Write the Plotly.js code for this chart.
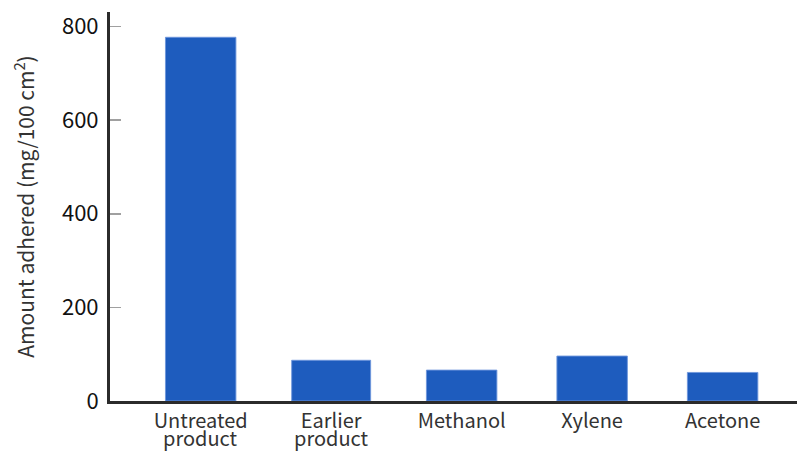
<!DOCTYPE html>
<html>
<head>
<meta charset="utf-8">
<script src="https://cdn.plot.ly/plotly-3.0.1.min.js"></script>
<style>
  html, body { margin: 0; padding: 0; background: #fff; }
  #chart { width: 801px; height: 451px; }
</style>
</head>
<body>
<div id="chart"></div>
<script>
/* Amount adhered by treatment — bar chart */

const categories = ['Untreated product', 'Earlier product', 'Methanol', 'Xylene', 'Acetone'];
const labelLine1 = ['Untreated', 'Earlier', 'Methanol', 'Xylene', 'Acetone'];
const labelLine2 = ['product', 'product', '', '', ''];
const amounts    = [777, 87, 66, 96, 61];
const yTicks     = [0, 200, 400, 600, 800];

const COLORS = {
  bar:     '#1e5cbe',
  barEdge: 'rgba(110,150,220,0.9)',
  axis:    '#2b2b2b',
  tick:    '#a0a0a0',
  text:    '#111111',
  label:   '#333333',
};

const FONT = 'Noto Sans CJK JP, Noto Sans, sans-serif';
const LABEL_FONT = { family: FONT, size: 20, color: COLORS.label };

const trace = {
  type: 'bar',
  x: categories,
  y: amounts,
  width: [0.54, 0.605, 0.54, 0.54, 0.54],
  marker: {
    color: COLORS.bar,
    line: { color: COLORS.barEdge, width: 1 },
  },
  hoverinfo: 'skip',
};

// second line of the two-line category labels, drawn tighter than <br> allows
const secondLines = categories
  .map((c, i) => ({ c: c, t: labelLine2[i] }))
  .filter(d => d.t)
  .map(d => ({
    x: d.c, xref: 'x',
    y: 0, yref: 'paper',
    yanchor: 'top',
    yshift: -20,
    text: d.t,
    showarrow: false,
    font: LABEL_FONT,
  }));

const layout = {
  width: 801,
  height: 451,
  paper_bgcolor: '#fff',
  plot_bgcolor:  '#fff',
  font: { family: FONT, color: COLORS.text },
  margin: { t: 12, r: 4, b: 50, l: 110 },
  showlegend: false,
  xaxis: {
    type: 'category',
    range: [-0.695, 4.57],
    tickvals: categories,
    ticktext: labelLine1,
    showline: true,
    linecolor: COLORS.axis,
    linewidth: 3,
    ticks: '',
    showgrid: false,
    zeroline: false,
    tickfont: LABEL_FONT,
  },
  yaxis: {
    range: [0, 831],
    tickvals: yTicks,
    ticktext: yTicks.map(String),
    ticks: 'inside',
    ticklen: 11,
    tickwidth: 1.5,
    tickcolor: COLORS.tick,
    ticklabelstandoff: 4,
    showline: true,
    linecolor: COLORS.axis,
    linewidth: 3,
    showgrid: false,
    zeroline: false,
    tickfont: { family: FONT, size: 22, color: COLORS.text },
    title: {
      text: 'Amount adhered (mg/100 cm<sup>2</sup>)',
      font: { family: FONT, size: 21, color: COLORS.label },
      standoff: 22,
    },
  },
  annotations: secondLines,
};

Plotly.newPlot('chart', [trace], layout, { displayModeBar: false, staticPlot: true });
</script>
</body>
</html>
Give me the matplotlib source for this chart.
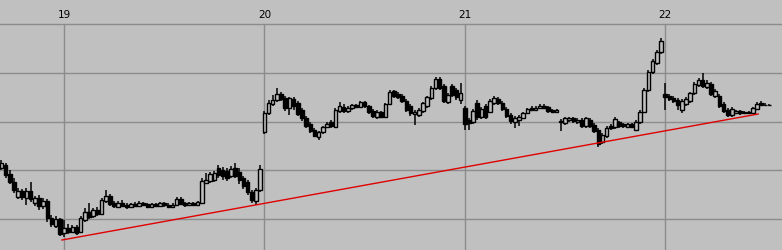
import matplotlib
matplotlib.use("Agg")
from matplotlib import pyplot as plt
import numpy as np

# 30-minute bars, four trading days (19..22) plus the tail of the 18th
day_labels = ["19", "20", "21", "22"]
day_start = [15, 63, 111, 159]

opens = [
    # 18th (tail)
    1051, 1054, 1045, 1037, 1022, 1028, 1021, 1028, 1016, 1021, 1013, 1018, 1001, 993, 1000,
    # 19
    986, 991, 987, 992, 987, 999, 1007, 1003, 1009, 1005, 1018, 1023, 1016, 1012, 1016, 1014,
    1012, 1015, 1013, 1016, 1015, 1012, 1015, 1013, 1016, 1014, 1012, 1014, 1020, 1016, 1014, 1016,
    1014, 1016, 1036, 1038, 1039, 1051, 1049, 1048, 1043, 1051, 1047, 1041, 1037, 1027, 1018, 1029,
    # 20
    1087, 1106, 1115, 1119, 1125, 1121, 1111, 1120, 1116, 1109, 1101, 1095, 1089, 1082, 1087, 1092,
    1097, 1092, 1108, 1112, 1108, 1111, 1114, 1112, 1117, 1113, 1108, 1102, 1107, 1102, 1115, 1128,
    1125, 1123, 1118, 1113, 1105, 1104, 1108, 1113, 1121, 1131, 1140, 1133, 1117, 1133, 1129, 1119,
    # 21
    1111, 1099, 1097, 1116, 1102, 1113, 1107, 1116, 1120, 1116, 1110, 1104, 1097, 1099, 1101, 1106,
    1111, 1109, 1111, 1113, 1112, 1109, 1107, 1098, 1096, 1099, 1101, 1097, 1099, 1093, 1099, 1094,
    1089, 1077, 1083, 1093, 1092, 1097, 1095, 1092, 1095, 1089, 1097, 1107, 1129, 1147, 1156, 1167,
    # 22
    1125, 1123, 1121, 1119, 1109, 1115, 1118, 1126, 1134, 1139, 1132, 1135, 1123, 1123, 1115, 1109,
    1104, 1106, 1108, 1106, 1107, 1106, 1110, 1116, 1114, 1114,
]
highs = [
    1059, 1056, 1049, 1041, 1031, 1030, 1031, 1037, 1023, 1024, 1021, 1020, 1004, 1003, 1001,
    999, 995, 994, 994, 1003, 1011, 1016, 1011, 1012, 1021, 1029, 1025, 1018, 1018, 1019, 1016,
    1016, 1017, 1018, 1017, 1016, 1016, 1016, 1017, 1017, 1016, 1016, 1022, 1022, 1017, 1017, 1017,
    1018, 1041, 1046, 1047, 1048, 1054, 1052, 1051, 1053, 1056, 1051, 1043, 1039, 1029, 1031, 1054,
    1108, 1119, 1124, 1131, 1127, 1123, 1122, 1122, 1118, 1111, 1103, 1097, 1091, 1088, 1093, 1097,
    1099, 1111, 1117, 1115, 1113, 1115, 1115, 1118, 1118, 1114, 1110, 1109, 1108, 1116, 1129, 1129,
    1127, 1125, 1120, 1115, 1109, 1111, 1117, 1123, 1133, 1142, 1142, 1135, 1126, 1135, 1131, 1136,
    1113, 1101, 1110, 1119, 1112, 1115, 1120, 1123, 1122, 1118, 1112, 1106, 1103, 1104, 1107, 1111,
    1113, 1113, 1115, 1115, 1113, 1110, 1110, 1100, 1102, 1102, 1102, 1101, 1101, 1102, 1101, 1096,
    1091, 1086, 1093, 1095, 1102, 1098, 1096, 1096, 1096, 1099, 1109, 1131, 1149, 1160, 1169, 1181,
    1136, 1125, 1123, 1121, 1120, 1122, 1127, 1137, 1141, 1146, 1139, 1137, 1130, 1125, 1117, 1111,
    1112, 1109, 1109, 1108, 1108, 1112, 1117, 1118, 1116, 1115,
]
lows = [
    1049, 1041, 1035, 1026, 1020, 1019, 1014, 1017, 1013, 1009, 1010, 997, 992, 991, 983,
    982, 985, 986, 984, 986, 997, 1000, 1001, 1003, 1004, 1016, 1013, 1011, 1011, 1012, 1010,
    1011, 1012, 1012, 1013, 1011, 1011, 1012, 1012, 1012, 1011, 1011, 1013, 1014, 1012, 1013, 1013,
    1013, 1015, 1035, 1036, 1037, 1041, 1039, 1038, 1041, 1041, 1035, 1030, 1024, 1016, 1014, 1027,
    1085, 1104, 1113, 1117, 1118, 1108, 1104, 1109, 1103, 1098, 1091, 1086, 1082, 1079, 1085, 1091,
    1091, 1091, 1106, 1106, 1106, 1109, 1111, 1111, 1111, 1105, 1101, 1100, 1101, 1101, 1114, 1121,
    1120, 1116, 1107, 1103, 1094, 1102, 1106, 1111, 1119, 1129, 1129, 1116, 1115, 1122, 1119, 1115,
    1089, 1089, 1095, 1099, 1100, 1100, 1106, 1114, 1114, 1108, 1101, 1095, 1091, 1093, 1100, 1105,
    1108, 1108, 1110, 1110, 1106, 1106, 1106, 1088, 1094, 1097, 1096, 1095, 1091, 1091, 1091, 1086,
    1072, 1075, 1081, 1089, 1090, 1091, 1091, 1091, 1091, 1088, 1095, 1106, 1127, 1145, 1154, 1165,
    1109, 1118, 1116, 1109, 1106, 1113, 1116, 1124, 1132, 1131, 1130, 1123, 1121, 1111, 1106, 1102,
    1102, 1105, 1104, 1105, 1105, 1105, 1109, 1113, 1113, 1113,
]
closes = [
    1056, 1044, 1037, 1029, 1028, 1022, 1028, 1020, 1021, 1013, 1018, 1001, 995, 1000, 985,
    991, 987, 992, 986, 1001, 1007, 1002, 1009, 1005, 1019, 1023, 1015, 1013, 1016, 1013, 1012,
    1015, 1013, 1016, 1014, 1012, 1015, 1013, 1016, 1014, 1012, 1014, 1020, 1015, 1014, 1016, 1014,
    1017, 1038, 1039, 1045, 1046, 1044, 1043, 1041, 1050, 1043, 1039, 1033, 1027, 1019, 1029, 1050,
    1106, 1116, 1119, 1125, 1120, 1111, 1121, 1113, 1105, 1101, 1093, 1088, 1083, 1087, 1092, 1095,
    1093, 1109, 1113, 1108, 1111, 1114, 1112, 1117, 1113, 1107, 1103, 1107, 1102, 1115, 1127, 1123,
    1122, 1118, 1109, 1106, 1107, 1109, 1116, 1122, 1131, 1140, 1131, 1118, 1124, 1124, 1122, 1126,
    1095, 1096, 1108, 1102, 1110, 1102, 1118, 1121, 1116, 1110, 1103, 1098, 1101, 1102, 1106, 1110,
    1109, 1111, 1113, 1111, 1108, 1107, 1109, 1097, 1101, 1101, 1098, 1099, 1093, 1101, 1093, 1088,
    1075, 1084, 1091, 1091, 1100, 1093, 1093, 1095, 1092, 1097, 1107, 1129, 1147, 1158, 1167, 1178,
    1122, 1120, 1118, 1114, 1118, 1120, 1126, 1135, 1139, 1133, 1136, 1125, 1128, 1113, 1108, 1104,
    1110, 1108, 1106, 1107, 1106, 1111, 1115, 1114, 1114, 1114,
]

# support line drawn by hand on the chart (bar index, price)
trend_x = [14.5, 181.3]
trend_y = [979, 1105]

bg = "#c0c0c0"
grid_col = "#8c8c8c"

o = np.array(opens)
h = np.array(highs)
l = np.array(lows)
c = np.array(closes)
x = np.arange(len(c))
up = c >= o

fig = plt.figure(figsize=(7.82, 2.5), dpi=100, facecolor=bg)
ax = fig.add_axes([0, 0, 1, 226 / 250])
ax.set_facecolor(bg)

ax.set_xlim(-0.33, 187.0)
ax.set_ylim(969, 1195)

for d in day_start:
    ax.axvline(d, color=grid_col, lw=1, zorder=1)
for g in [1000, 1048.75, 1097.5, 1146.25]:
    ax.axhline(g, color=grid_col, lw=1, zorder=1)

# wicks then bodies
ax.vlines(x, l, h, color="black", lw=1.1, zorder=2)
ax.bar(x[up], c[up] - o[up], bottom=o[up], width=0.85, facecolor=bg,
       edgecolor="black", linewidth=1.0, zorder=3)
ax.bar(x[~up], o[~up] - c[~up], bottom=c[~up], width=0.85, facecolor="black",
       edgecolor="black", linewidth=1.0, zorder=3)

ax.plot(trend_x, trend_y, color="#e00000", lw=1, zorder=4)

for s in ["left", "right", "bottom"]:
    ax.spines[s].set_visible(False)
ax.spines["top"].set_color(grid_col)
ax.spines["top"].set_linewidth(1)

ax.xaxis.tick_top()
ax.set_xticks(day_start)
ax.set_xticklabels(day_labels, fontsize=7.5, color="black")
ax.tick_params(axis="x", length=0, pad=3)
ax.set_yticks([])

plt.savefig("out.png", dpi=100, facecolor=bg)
• • • •
Problem statement:
Your task is to retype exactly the lines from the one containing "Give me the matplotlib source for this chart." through the one containing "day_start = [15, 63, 111, 159]", leaving every picture out.

Output of the exercise:
Give me the matplotlib source for this chart.
import matplotlib
matplotlib.use("Agg")
from matplotlib import pyplot as plt
import numpy as np

# 30-minute bars, four trading days (19..22) plus the tail of the 18th
day_labels = ["19", "20", "21", "22"]
day_start = [15, 63, 111, 159]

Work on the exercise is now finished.